Advocacy can be done in many ways, in many places, and for many reasons.
Kyah Altiere has made advocacy an important part of her life since the time she was prescribed toxic levels of her anti-seizure medication. This is when she became an advocate for herself, which transitioned into her being an advocate for the epilepsy community.
“It wasn’t easy to accept that I would have seizures. But facts are facts. I was in control of my attitude – how I was going to respond. My involvement with the Epilepsy Foundation became more meaningful,” says Kyah.
Her response included traveling to Georgia to attend a HOPE (Helping Other People with Epilepsy) training, and becoming a constant presence at our annual Epilepsy Advocacy Day at the Capitol in Saint Paul.
“While I receive my prescribed medications as written, I advocated for people who didn’t.

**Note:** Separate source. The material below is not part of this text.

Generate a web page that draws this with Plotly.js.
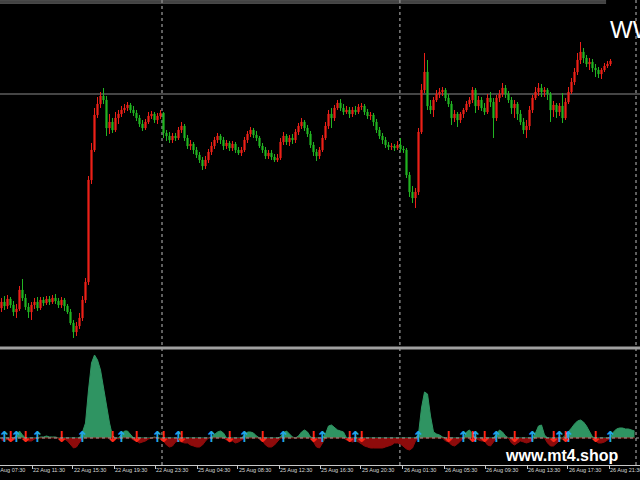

That bill passed. Another example, I advocated for the 3-month (vs 6-month) waiting period for people with epilepsy who don’t have their license. That bill passed too.”
Playing a role in Step Therapy Reform and the change in Minnesota driving laws for people with epilepsy shows her public advocacy. Neither bill directly impacted Kyah’s life, but she understands that her voice is important for helping others.

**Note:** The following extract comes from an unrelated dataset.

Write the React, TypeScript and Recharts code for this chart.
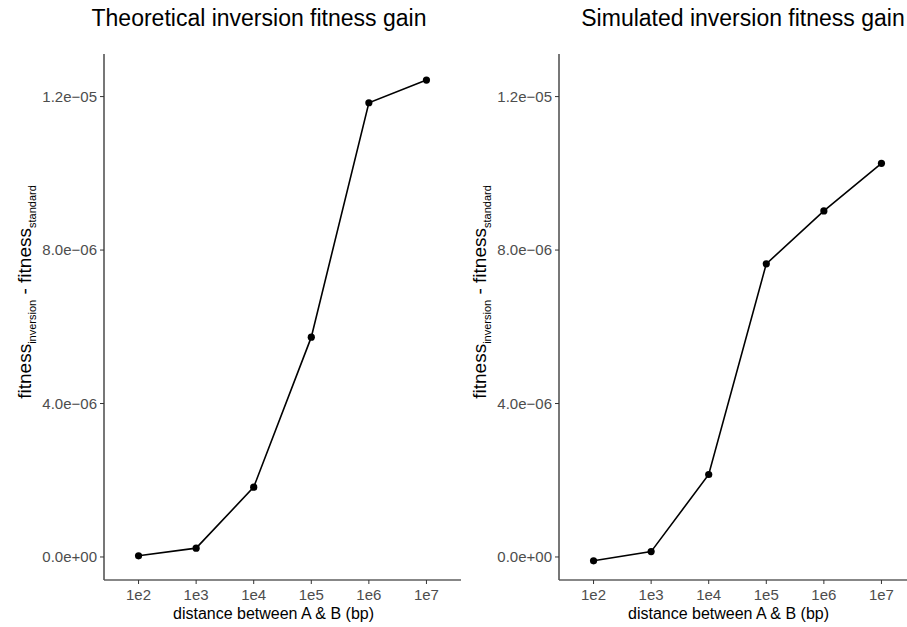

This mindset is something Kyah finds useful in her daily life as she goes to doctor appointments, the pharmacy, and the office she works at.
“I am an active participant in my medical appointments by asking questions if I don’t understand. I try not to make assumptions, and use resources that are available. For example, at the pharmacy, I look at the prescription bottle/label before leaving to make sure everything is correct and ask the Pharmacists questions,” says Kyah.

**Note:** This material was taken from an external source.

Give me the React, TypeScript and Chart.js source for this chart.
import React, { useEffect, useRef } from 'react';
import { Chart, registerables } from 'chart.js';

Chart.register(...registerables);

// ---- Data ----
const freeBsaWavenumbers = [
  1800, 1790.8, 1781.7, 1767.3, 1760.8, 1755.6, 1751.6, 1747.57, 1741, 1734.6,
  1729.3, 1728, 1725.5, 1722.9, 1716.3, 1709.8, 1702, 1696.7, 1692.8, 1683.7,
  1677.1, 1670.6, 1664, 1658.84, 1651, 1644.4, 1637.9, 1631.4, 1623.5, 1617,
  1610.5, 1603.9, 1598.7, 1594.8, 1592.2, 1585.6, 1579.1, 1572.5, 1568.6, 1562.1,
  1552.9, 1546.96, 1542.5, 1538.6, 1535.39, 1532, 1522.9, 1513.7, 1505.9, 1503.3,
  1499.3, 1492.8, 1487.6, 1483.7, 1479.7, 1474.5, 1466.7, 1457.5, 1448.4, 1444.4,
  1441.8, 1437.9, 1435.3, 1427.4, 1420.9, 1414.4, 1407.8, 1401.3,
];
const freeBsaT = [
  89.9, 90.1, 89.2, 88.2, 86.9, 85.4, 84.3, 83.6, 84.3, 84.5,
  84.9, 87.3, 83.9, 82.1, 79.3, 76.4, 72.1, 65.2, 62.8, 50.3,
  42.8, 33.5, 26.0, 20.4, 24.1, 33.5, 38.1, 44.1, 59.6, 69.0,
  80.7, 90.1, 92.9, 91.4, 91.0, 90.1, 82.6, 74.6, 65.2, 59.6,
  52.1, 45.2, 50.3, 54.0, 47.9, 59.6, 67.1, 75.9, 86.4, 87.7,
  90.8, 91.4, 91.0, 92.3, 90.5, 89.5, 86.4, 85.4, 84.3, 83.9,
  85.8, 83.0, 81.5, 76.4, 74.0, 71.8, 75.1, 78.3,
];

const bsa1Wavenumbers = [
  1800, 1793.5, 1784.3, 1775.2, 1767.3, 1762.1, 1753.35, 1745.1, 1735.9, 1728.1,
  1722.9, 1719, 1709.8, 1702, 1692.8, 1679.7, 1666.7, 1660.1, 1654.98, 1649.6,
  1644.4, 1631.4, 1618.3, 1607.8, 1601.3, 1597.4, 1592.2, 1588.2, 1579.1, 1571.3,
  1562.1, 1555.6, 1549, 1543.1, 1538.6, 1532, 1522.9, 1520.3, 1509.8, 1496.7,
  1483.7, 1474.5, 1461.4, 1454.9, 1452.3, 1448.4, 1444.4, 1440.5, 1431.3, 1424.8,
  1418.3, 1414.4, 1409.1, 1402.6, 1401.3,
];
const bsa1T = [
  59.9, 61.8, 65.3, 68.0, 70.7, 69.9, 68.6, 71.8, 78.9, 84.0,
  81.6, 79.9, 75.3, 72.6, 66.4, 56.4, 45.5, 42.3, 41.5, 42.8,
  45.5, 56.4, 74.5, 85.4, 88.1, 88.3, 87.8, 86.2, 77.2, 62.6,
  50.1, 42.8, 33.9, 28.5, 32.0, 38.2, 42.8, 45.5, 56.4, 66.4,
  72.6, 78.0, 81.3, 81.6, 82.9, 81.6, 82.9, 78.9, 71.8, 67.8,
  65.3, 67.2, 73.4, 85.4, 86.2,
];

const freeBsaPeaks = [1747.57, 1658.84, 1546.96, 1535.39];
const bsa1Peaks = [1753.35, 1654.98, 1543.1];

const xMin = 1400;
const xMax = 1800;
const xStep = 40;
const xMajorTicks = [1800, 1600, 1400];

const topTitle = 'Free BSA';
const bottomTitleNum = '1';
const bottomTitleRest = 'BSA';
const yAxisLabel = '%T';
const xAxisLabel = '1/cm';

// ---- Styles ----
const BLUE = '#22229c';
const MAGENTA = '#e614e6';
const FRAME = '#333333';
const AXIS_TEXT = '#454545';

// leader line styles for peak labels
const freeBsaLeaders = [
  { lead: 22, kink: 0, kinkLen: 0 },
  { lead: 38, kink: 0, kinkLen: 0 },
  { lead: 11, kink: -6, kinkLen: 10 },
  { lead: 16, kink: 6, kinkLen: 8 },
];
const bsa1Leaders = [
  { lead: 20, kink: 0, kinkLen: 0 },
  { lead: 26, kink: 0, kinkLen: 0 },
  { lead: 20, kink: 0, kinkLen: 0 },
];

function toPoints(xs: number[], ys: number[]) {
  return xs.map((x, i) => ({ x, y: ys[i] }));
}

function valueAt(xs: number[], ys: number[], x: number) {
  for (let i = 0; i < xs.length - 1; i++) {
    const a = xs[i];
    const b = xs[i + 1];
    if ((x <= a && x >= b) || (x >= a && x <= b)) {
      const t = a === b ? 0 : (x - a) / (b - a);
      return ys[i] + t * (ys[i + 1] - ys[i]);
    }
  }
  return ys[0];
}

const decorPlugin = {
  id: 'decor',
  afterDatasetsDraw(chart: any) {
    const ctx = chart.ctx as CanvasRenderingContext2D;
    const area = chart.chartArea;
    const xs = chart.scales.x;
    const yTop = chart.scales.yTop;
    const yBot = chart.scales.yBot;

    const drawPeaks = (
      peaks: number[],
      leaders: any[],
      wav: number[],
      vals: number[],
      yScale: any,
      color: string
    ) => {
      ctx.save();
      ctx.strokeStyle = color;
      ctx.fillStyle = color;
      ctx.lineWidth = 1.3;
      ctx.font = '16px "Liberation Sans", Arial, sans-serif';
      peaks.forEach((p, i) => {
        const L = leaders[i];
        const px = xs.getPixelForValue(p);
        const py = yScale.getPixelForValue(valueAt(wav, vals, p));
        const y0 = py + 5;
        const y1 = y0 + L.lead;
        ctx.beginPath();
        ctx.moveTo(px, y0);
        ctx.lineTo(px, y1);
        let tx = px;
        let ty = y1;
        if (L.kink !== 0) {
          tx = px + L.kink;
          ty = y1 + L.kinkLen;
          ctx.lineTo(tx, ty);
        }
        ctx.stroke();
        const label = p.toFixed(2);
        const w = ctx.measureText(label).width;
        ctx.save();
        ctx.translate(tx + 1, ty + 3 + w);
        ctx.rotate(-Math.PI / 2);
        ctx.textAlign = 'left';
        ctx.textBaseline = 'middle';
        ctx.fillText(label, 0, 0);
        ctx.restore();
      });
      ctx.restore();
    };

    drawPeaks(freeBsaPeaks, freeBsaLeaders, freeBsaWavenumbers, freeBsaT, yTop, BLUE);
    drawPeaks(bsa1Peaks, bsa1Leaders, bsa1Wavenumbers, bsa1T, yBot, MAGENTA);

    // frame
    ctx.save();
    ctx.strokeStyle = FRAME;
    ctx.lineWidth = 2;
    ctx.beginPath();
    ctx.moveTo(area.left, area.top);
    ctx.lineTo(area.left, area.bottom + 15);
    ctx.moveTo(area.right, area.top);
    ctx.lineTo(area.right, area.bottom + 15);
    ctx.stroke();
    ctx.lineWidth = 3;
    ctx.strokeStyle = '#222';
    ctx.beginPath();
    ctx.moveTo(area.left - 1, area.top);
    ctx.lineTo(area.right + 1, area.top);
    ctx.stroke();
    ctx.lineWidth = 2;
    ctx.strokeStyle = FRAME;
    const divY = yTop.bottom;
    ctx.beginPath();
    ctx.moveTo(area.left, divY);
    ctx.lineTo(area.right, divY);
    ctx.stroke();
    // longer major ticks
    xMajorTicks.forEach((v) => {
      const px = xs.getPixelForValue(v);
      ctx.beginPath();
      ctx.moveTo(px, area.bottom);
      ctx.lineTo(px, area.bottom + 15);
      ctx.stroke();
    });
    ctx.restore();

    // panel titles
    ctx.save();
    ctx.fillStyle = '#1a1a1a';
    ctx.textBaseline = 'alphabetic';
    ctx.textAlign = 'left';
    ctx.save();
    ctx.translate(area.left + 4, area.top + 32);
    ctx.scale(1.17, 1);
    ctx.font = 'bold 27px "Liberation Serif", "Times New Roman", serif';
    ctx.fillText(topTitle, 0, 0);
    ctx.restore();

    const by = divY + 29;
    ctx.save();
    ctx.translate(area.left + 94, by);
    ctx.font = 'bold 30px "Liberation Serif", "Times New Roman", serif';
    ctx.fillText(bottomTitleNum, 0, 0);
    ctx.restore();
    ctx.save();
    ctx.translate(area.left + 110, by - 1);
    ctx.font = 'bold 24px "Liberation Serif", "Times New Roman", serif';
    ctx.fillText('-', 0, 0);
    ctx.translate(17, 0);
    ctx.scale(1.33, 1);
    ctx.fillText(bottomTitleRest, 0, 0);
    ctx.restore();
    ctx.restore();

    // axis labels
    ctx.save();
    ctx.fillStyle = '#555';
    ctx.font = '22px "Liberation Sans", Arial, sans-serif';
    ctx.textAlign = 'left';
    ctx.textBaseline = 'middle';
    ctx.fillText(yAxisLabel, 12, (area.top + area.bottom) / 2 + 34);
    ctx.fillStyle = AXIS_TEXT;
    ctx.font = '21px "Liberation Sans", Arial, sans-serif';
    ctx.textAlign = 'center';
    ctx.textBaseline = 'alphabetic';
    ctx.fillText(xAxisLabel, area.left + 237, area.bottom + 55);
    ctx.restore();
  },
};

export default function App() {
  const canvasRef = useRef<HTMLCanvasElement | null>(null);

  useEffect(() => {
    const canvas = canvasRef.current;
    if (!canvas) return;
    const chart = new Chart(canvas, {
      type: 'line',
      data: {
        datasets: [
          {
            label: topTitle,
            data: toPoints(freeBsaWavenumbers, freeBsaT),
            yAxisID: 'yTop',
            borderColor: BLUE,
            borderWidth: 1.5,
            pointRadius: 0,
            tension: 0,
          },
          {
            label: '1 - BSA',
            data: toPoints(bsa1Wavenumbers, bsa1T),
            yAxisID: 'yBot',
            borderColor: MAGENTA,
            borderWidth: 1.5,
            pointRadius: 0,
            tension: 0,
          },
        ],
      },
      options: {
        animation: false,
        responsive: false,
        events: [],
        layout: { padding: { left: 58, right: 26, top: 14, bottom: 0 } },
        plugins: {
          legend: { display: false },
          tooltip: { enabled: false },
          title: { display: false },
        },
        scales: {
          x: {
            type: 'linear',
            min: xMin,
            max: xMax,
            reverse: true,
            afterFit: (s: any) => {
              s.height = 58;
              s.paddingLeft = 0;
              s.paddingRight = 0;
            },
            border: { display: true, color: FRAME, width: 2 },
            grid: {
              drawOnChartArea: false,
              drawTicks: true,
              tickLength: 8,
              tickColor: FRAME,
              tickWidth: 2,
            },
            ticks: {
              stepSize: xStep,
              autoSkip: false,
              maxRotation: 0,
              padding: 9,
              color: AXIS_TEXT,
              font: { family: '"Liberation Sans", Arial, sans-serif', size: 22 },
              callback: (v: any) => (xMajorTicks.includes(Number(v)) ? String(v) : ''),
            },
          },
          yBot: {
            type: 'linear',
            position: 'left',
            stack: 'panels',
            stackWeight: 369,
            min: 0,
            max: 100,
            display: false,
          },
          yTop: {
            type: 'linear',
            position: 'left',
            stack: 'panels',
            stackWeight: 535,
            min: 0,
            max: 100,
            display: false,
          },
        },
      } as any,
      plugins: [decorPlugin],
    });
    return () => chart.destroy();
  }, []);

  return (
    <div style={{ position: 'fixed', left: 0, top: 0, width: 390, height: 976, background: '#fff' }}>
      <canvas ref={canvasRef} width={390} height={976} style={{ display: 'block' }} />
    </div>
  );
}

At work, Kyah takes steps to keep herself safe for when she has a seizure. Kyah has intractable epilepsy, meaning medication manages her seizures but does not stop them. She knows there’s going to be a next one, and makes sure to plan for it.
“Regularly, I review my seizure protocol plan with my supervisor at work. I requested and received medical amendments to office equipment – armrests from my office chair. They provide stability when I have seizures, all of them have occurred in that chair.”
Kyah’s advice to others is get involved. Get involved in your own medical care to make sure you understand what’s happening. And get involved in public policy work like the annual Advocacy Day at the Capitol.
“GO! Meet others living with epilepsy. I was terrified my first time. It’s okay. Get to know your lawmakers and experience the environment where they work. There’s no pressure to share your story, your presence alone is power,” says Kyah.